One of the great complaints about Michigan football as conceived under Lloyd Carr was its distinct funereal air. I was a Carr proponent in many things, but at times it seemed like he barely tolerated the fandom that paid his salary.
This on display most obviously when it came to the spring "game," which Carr canceled a couple times due to stadium construction and downplayed at all other times. Never in its history was it, like, an event, and that seemed like a missed opportunity to have some fun. You know… "fun"? Ah, hell, forget it.
Rodriguez likes fun:
In hopes of enhancing Michigan’s annual spring football game, the athletic department will offer additional activities this year, including a flag football game featuring former U-M players.
The hour-long event, scheduled to start at 10 a.m. April 11 at Michigan Stadium, will feature former U-M head coach Gary Moeller coaching the maize squad and longtime assistant Jerry Hanlon coaching the blue team.

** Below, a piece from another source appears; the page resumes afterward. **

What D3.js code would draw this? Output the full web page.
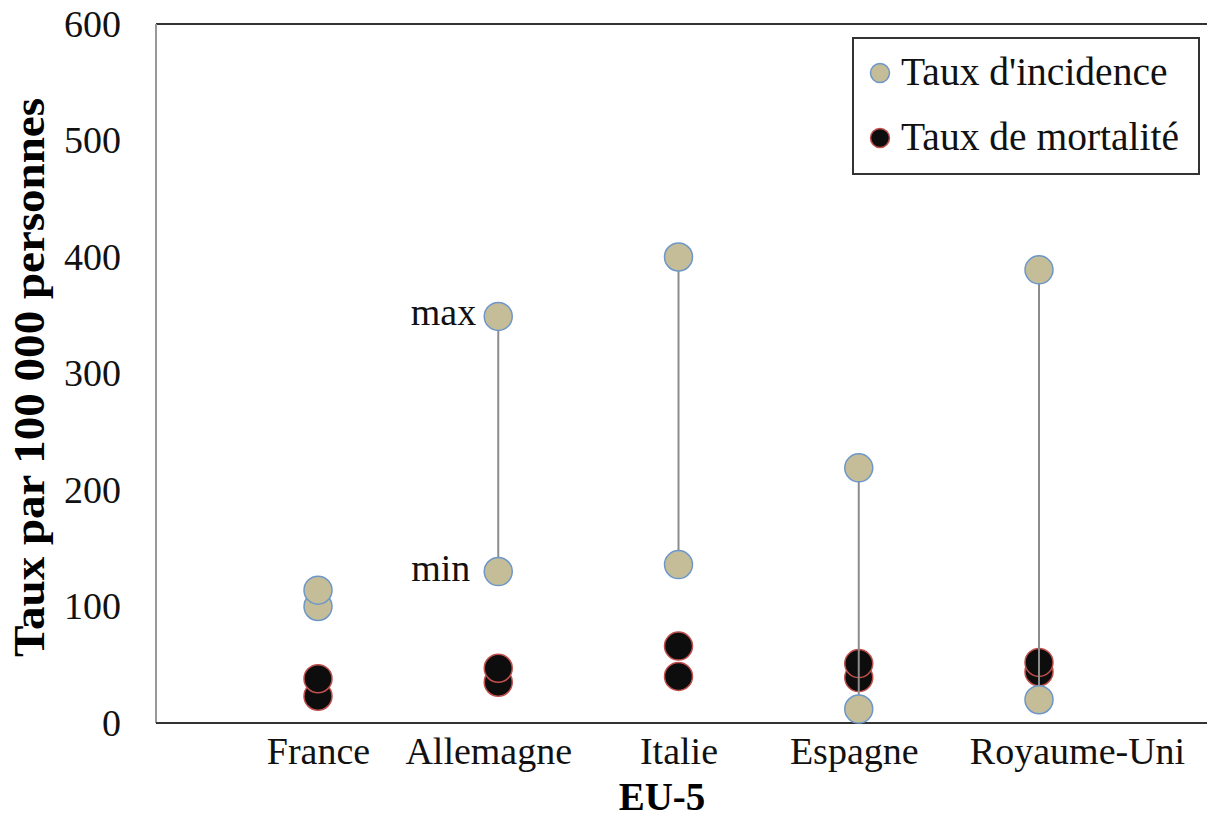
<!DOCTYPE html>
<html><head><meta charset="utf-8">
<script src="https://cdn.jsdelivr.net/npm/d3@7/dist/d3.min.js"></script>
<style>body{margin:0;background:#fff}svg{display:block}text{font-family:"Liberation Serif","Times New Roman",serif}</style>
</head><body>
<svg id="c" width="1207" height="822"></svg>
<script>
const categories = ["France","Allemagne","Italie","Espagne","Royaume-Uni"];
const incidenceMax = [114,349,400,219,389];
const incidenceMin = [100,130,136,12,20];
const mortalityHigh = [38,47,66,51,52];
const mortalityLow = [23,35,40,39,44];
const yTicks = [0,100,200,300,400,500,600];
const seriesNames = ["Taux d'incidence","Taux de mortalité"];
const labelDx = [0,-10,0,-5,38];

const svg = d3.select("#c");
const L = 156, R = 1207, T = 24, B = 723;
const y = d3.scaleLinear().domain([0,600]).range([B,T]);
const x = d3.scalePoint().domain(categories).range([318,1039]);

const incColor = "#c4bd97", incStroke = "#6d97c9";
const morColor = "#0d0d0d", morStroke = "#c0504d";

// frame
svg.append("line").attr("x1",L).attr("x2",R).attr("y1",T).attr("y2",T).attr("stroke","#333").attr("stroke-width",2);
svg.append("line").attr("x1",L).attr("x2",L).attr("y1",T).attr("y2",B).attr("stroke","#999").attr("stroke-width",2);

// y axis
const yAxis = d3.axisLeft(y).tickValues(yTicks).tickSize(0).tickPadding(35);
const gy = svg.append("g").attr("transform",`translate(${L},0)`).call(yAxis);
gy.select(".domain").remove();
gy.selectAll("text").attr("font-size",38).attr("fill","#111").style("font-family","Liberation Serif");

// x axis
const xAxis = d3.axisBottom(x).tickSize(0).tickPadding(14);
const gx = svg.append("g").attr("transform",`translate(0,${B})`).call(xAxis);
gx.select(".domain").remove();
gx.selectAll("text").attr("font-size",38).attr("fill","#111").style("font-family","Liberation Serif")
  .attr("dx",(d,i)=>labelDx[i]);
svg.append("line").attr("x1",L).attr("x2",R).attr("y1",B).attr("y2",B).attr("stroke","#333").attr("stroke-width",2);

// titles
svg.append("text").attr("transform",`translate(44,${(98+657)/2}) rotate(-90)`).attr("text-anchor","middle")
  .attr("font-size",44).attr("font-weight","bold").attr("fill","#000")
  .attr("textLength",559).attr("lengthAdjust","spacingAndGlyphs")
  .text("Taux  par 100 000 personnes");
svg.append("text").attr("x",662).attr("y",810).attr("text-anchor","middle")
  .attr("font-size",39).attr("font-weight","bold").attr("fill","#000").text("EU-5");

const r = 14;
// mortality
const mort = categories.map((c,i)=>[{c,v:mortalityLow[i]},{c,v:mortalityHigh[i]}]).flat();
svg.append("g").selectAll("circle").data(mort).join("circle")
  .attr("cx",d=>x(d.c)).attr("cy",d=>y(d.v)).attr("r",r)
  .attr("fill",morColor).attr("stroke",morStroke).attr("stroke-width",1.5);

// range lines
const rng = categories.map((c,i)=>({c,max:incidenceMax[i],min:incidenceMin[i]})).filter(d=>d.c!=="France");
svg.append("g").selectAll("line").data(rng).join("line")
  .attr("x1",d=>x(d.c)).attr("x2",d=>x(d.c)).attr("y1",d=>y(d.max)).attr("y2",d=>y(d.min))
  .attr("stroke","#8c8c8c").attr("stroke-width",2);

// incidence
const inc = categories.map((c,i)=>[{c,v:incidenceMin[i]},{c,v:incidenceMax[i]}]).flat();
svg.append("g").selectAll("circle").data(inc).join("circle")
  .attr("cx",d=>x(d.c)).attr("cy",d=>y(d.v)).attr("r",r)
  .attr("fill",incColor).attr("stroke",incStroke).attr("stroke-width",1.5);

// max / min annotations
svg.append("text").attr("x",x("Allemagne")-22).attr("y",y(incidenceMax[1])+9).attr("text-anchor","end")
  .attr("font-size",38).attr("fill","#111").text("max");
svg.append("text").attr("x",x("Allemagne")-28).attr("y",y(incidenceMin[1])+9).attr("text-anchor","end")
  .attr("font-size",38).attr("fill","#111").text("min");

// legend
const lg = svg.append("g");
lg.append("rect").attr("x",853).attr("y",38).attr("width",346).attr("height",136)
  .attr("fill","#fff").attr("stroke","#333").attr("stroke-width",2);
const lItems = [{n:seriesNames[0],f:incColor,s:incStroke},{n:seriesNames[1],f:morColor,s:morStroke}];
lItems.forEach((d,i)=>{
  const cy = 73 + i*65;
  lg.append("circle").attr("cx",880).attr("cy",cy).attr("r",9.5).attr("fill",d.f).attr("stroke",d.s).attr("stroke-width",1.5);
  lg.append("text").attr("x",901).attr("y",cy+12).attr("font-size",39.5).attr("fill","#111").text(d.n);
});
</script>
</body></html>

On Friday, the athletic department announced that fans will be able to tour the Michigan locker room and take photos from 8-10 a.m.
The cheerleaders and the band will be involved last year, unlike previous ones.
Rodriguez wants to break the all-time attendance record for the spring game. This is going to take some doing. Some showmanship. And so forth and so on. Even attempting such a thing will transform the Spring Game from a sleepy thing attended mostly by diehards into something that fosters a connection with the program. I am enthused and grateful for this sort of thing.
HOWEVA, an email:
I just happened to catch Rich Rodriguez at UMDM on the live video at www.umdm.org. He mentioned this: (allow me some room for error, I don't have a recording)
"We want to make the Big House the most electric atmosphere in the nation. We're obviously gonna keep the band involved, and we're gonna try and play a little music, do a few new things with the scoreboard and stuff like that."
Feel free to interpret that as you will, but I'm worried about a little sparty creeping into the Big House...
Yikes. This is the flip side of that coin. It's not easy to protest this sort of thing without emitting a "get off my lawn, kids(!)" air, but: dude, seriously, get off the lawn you hippies.
An attempt: one of the most powerful things that forges a fan community is the shared culture that naturally arises when you can say things like "one second left against Penn State" and know that the person you're talking to is thinking and feeling the exact same thing you are. It sets the group apart. This apart-ness is fundamental to the passion sports fans experience: it's us and them, and the more us our us is and the more them their them is, the more important the thing beneath us seems.
Michigan has a lot of culture. That, fundamentally, is its main asset. From that culture flows the passion, and from that passion flows the money. Part of that culture is a public address announcer who embodies neutral gravitas. Part of it is the lack of advertising in the stadium. And part of that is the way the game is presented inside the stadium, with no "NoISe!!!" signs or plastic chariots or electromagic Spartys with frickin' eye lasers.
I like it like that. I like my church with incense and deceased Jesus, my Christmas carols by Bing Crosby, and my Michigan Stadium without frickin' eye lasers.
It's safe to say I'm torn about what's going on here. I'd like it if the spring game was a game. And if it was worth going to. But that's not worth making Michigan Stadium chintzy. Any stadium experience revamp should be made with Michigan's existing culture in mind.
For example: Michigan debuted a hype video for the first time ever this year. It was fine. I thought it was pretty good. But it could have been a hype video for just about any school that had so few offensive seniors it had to drag Mike Massey into things. It would have been much better if it had taken some Michigan themes and integrated them. One such change: instead of "I am Michigan," or whatever, have people say "the team." There: done. Bo invoked, Michigan-specific, hurray.
Go ahead and change things, but please have a delicate hand. Let's not rush to join the great sweaty mass of brahs all around us. Let's not toss away something unique.